Aftermarkets including Go Daddy and Sedo are currently listing some names that are unarguably typosquats of famous brands, and plenty more that very probably wouldn’t beat a UDRP complaint.

Go Daddy Auctions currently has almost 200 .co domains listed, Sedo over 500. Of those, I managed to find a few dozen dubious registrations, mostly on Go Daddy.

It beggars belief that, with millions of decent greenfield domains available, somebody had the failure of imagination to register wwwgoole.co. But they did. It’s currently listed on Sedo.

Other probable typosquats found on Sedo this evening include yahhoo.co, listed with a £10,000 price tag, as well as yayoo.co, geogle.co and barclys.co.

Go Daddy has listed some more obvious brands: poptarts.co and tostitos.co for the foodies, sanfranciscogiants.co, washingtonnationals.co and seattlemariners.co for the American football baseball fans.
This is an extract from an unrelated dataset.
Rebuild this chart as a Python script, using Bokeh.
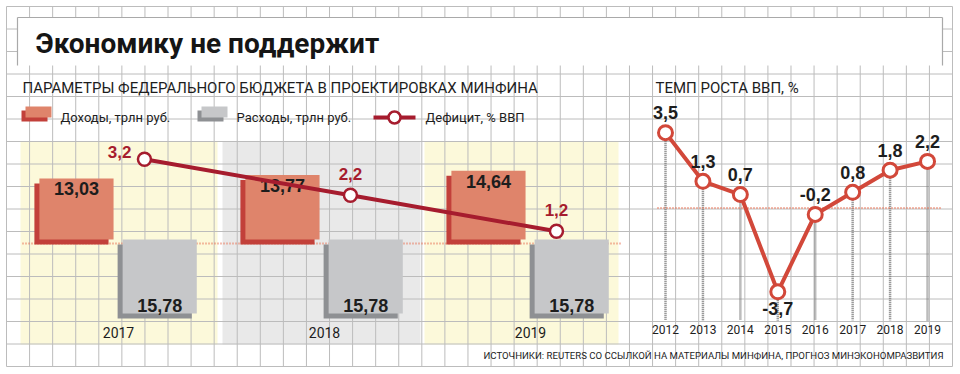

Somebody who pays way too much attention to Rick Schwartz registered bpoilspill.co for the quick flip.

Cartoon characters for sale include mariobros.co and goofy.co. Celebrities duncanbannatyne.co and mikeposner.co both get squatted.

Yahoo, Apple, Facebook and Microsoft all get targeted, with yahoomaps.co, iphonedeals.co, facebookme.co and bingsearch.co all receiving price tags between $5,000 and $50,000.

For the Brits, centerparcs.co, virginuk.co and bbciplayer.co are also all up for auction.

Bear in mind that these are just the domains that have been registered and listed for auction in the first 24 hours. There’ll be plenty more not yet on the market.

I’d estimate about 5% to 10% of Go Daddy’s .co auctions are currently UDRP fodder.

This is why trademark holders hate new TLDs.